Comment: it should not be a surprise that most measures of trend inflation are revising up their estimates in reaction to high incoming data, given the size of the shock. Nevertheless, even the most persistent models (the TVP-VARs) are now close to or at target. Needless to say, the usual disclaimer about the end-of-sample uncertainty applies.
Implications for the Fed: the estimated average across trend models can be taken as one of the three ways to estimate underlying inflation or pi* (the other two being the evidence from long-term inflation expectations, and the general equilibrium approach considering the interaction between pi* and U*). As a reminder: the level and evolution of pi* is the crucial assumption in the Fed staff framework/forecast. We continue to believe that the staff has set pi* to 1.8 percent, flat in history and in the forecast (the black dashed line in Figure A.). As such, the evidence from the trend models is currently signaling upside risks to the medium-term staff forecast.

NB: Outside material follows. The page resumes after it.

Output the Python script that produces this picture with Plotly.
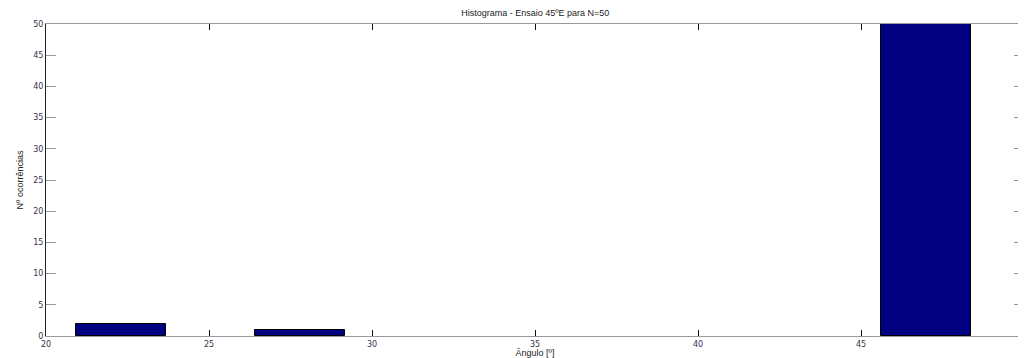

As mentioned, we will update the trend models once 2021:Q3 will be final. In the meanwhile, we will circulate an email discussing the risks around pi*, as signaled from the trend models, long-term inflation expectations, and the general equilibrium approach.
Trend inflation models
Figure A. 11 Trend inflation models
Note: the chart shows the estimated trend inflation from 11 econometric models. The models are split into three groups. The first group is a collection of Phillips-curve (PC) type of trend inflation models in which a measure of long-term inflation expectations is used as a proxy of trend inflation. The second group is a collection of state-space unobserved component models in which we have modelled trend inflation either as a smooth trend or as an augmented local level. Finally, the third group of models is a collection of Time Varying Parameters Vector AutoRegressive models (TVP-VAR) with different endogenous variables. This set of models follows the FEDS Note by Rudd (2020) “Underlying Inflation: Its Measurement and Significance”. The Fed staff assumption about the level of underlying inflation (set at 1.8 percent) is inferred from Laubach et al. (2014) “Long-term Inflation Expectations and Risks to the Inflation Outlook“.